Priya owns a small garment factory in Tiruppur, Tamil Nadu. In FY2023–24, her factory produced 10,000 cotton shirts. She sold each shirt for ₹500 in wholesale, generating ₹50 lakh in nominal revenue. This ₹50 lakh is counted toward India's nominal GDP for that fiscal year.

In FY2024–25, Priya increases production to 11,000 shirts but increases the price to ₹550 per shirt due to rising cotton costs and wages. Her nominal revenue becomes ₹60.5 lakh. Her nominal GDP contribution rose 21% (from ₹50 lakh to ₹60.5 lakh). However, real production only increased 10% (10,000 to 11,000 units). The remaining 11% growth is attributable to inflation—prices rising faster than output. When economists calculate India's real GDP, they adjust Priya's contribution backward to reflect only the 10% real growth, stripping out the price inflation. This distinction is why the RBI and policymakers prefer real GDP to assess true economic health.

Nominal GDP vs Real GDP

Aspect Nominal GDP Real GDP
Price adjustment Includes current market prices; no inflation adjustment Adjusts for inflation using a base year; strips price effects
Growth appearance Often inflated due to price increases; larger number More conservative; shows true output growth
Use case Comparing absolute economic size across countries Assessing genuine economic growth over time
Policy relevance Guides lending and fiscal planning; headline metric Determines real purchasing power and true growth rate

Nominal GDP is the raw, unadjusted measure published in headline reports and used for international size comparisons. Real GDP is the economist's preferred tool for measuring whether an economy is truly expanding or merely experiencing price inflation. The RBI uses real GDP growth to calibrate inflation-adjusted policy rates, while banks use nominal GDP projections for credit budgeting.

Key Takeaways

  • Nominal GDP includes the effect of inflation and is calculated using current market prices without any adjustment for price changes.
  • Nominal GDP = Quantity of goods and services × Current market price; it is the headline GDP figure most widely reported.
  • In India, nominal GDP is tracked by the Ministry of Statistics and Programme Implementation; RBI closely monitors it for monetary policy decisions.
  • Nominal GDP is always higher than or equal to real GDP in inflationary periods, making true growth assessment difficult without comparing the two.
  • India's nominal GDP in FY2023–24 was approximately ₹309 lakh crore, placing it among the world's largest economies by nominal size.
  • The difference between nominal GDP and real GDP reveals the inflation component embedded in reported economic growth.
  • Commercial banks use nominal GDP growth forecasts to project credit expansion, demand for deposits, and overall economic activity.
  • For CAIIB and JAIIB candidates, nominal GDP is a core macroeconomic concept tested in policy and economic analysis modules.

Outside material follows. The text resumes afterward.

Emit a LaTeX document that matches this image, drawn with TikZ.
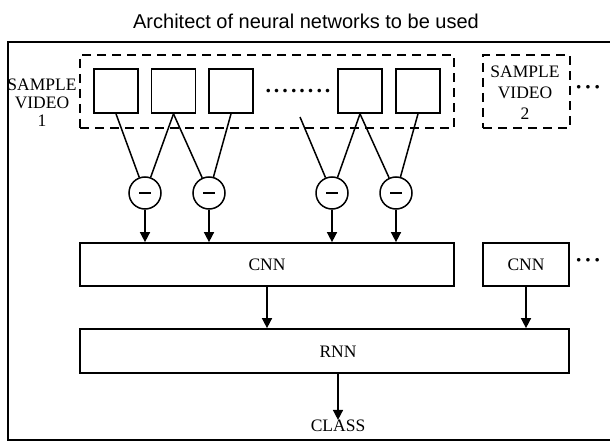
\documentclass[tikz,border=0pt]{standalone}
\usepackage{fontspec}
\setmainfont{Liberation Serif}
\newfontfamily\titlefont{Liberation Sans}
\usetikzlibrary{arrows.meta}
\newcommand\dotrow{\fontsize{22}{22}\selectfont\bfseries .\kern3pt.\kern3pt.\kern3pt.\kern3pt.\kern3pt.\kern3pt.\kern3pt.}
\newcommand\middots{\fontsize{22}{22}\selectfont\bfseries\textperiodcentered\kern2pt\textperiodcentered\kern2pt\textperiodcentered}
\begin{document}
\begin{tikzpicture}[x=1pt,y=-1pt,
  frame/.style={line width=1.8pt},
  box/.style={draw,line width=1.7pt,inner sep=0pt},
  dbox/.style={draw,line width=1.6pt,dash pattern=on 9pt off 6pt},
  lbl/.style={font=\fontsize{17.5}{18}\selectfont,align=center,inner sep=0pt},
  link/.style={line width=1.5pt},
  arr/.style={line width=1.5pt,-{Triangle[length=10pt,width=10pt]}},
  minus/.style={draw,circle,line width=1.5pt,minimum size=32pt,inner sep=0pt}
]
\useasboundingbox (0,0) rectangle (610,441);
\fill[white] (0,0) rectangle (610,441);
\node[font=\titlefont\fontsize{20}{20}\selectfont,inner sep=0pt] (title) at (306,21) {Architect of neural networks to be used};
\draw[frame] (8,42) rectangle (616,440);
% dashed groups
\node[dbox,minimum width=374pt,minimum height=73pt] (v1) at (267,91.5) {};
\node[dbox,minimum width=87pt,minimum height=73pt] (v2) at (526.5,91.5) {};
\node[lbl] (lab1) at (42,103) {SAMPLE\\VIDEO\\1};
\node[lbl,font=\fontsize{17.5}{21}\selectfont] (lab2) at (525,93) {SAMPLE\\VIDEO\\2};
\node[lbl] (more1) at (588,90) {\middots};
% frames
\node[box,minimum size=44pt] (s1) at (116,91) {};
\node[box,minimum size=44pt] (s2) at (173.5,91) {};
\node[box,minimum size=44pt] (s3) at (231,91) {};
\node[box,minimum size=44pt] (s4) at (360,91) {};
\node[box,minimum size=44pt] (s5) at (418,91) {};
\node[lbl] (dots) at (298,91) {\dotrow};
\coordinate (f3) at (300,117);
% difference circles
\node[minus] (c1) at (145,193) {};
\node[minus] (c2) at (209,193) {};
\node[minus] (c3) at (332,193) {};
\node[minus] (c4) at (396,193) {};
\foreach \c in {c1,c2,c3,c4}
  \draw[link] ([xshift=-6pt]\c.center) -- ([xshift=6pt]\c.center);
\draw[link] (s1.south) -- (c1);
\draw[link] (s2.south) -- (c1);
\draw[link] (s2.south) -- (c2);
\draw[link] (s3.south) -- (c2);
\draw[link] (f3) -- (c3);
\draw[link] (s4.south) -- (c3);
\draw[link] (s4.south) -- (c4);
\draw[link] (s5.south) -- (c4);
% networks
\node[box,minimum width=374pt,minimum height=43pt,lbl] (cnn1) at (267,264.5) {CNN};
\node[box,minimum width=86pt,minimum height=43pt,lbl] (cnn2) at (526,264.5) {CNN};
\node[lbl] (more2) at (588,263) {\middots};
\node[box,minimum width=489pt,minimum height=44pt] (rnn) at (324.5,351) {};
\node[lbl] (rnnt) at (338,352) {RNN};
\node[lbl] (class) at (338,426) {CLASS};
\foreach \c in {c1,c2,c3,c4}
  \draw[arr] (\c.south) -- (\c.south |- cnn1.north);
\draw[arr] (cnn1.south) -- (cnn1.south |- rnn.north);
\draw[arr] (cnn2.south) -- (cnn2.south |- rnn.north);
\draw[arr] (rnn.south -| class.north) -- (class.north);
\end{tikzpicture}
\end{document}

Frequently Asked Questions

Q: Why is nominal GDP higher than real GDP? A: Nominal GDP includes the effects of inflation—rising prices of goods and services—while real GDP strips these out by using constant prices from a base year. In periods of price inflation (which is typical), nominal GDP appears inflated compared to real GDP because part of the growth is due to prices rising, not more goods being produced.

Q: How does the RBI use nominal GDP in monetary policy? A: The RBI targets a nominal inflation rate of 4% and sets the policy repo rate based on expected real GDP growth and inflation. If real GDP is forecast to grow 5% and inflation target is 4%, the RBI expects nominal GDP to grow around 9%, and sets interest rates accordingly to manage demand and price stability.

Q: Is nominal GDP useful for comparing India's economy to other countries? A: Yes, nominal GDP is the best metric for comparing the absolute size of different countries' economies. It tells you that India's ₹309 lakh crore economy is larger than Germany's or the UK's in nominal terms, but real GDP comparisons adjust for cost-of-living differences, making real GDP more useful for assessing productivity and living standards.